As someone who hasn’t really listened assiduously to Sinatra, this passed me by. So to me, Lucky Old Sun, for example, sounds like a dialogue with Johnny Cash, and I’m a Fool to Want You (the only song on the album actually co-written by Sinatra) riffs off the immense sadness of Billie Holiday’s version.

But this sort of attribution is irrelevant – these songs are all now pure Dylan, no matter which personal prism you choose to refract them through.

“Immaculate” is almost too ineffectual a word to describe the beautifully restrained execution by Dylan’s regular touring band. Every note, and even the occasional vocal glitch, seems to be entirely without embroidery, a perfectly pared poem of pedal steel guitar, a hint of high hats, elemental double bass and the odd horn. The songs create an atmosphere of louche melancholy, at times veering into wry nostalgia or downright sadness.

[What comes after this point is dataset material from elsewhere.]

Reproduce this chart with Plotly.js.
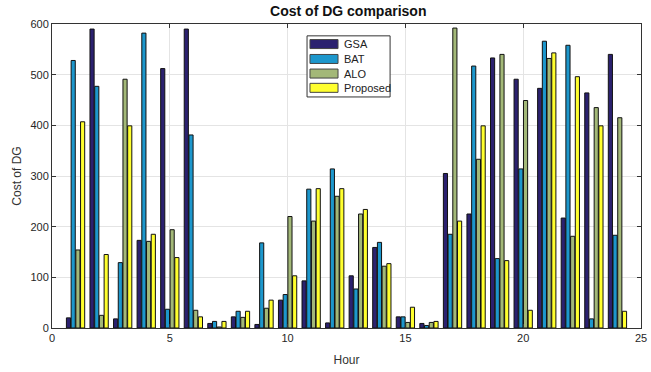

As with the absurd genius that was Dylan’s 2009 collection of Christmas songs, there are some naysayers who question why Dylan would release an album of crooner standards. Well, we should probably spell that neighsayers, as many criticisms are around Dylan’s distinctively cracked voice, memorably described on Bowie’s 1971 Song for Bob Dylan as “a voice of sand and glue”, and by Joyce Carol Oates in 2004 “as if sandpaper could sing”.

We’re way past defending Dylan’s voice by now, of course, but the conversation is relevant to the delivery of these standards. The plain fact is that they’re not Sinatra, and this album will never be put on repeat on the restaurant circuit. There is too much sadness in Dylan’s delivery, too much damage.

And there is too much of the truth Dylan speaks of in the anecdote he told at last week’s Musicare event: “Sam Cooke said this when told he had a beautiful voice: He said: ‘Well that’s very kind of you, but voices ought not to be measured by how pretty they are. Instead, they matter only if they convince you that they are telling the truth.’”

Unlike most other Dylan albums, the truths on Shadows in the Night are his translations of other writers’s truths. But in some mysterious transmogrification, they become Dylanesque. We could spend time wondering why Dylan has made yet another unexpected move, but instead we should absorb the lyrics of Some Enchanted Evening as Dylan’s answer: “Fools offer reasons, wise men never try.” And these words, from Why Try to Change Me Now, also seem eerily as if Dylan created them: “So, let people wonder, let ’em laugh, let ’em frown …/ Don’t you remember I was always your clown?/ Why try to change me now?”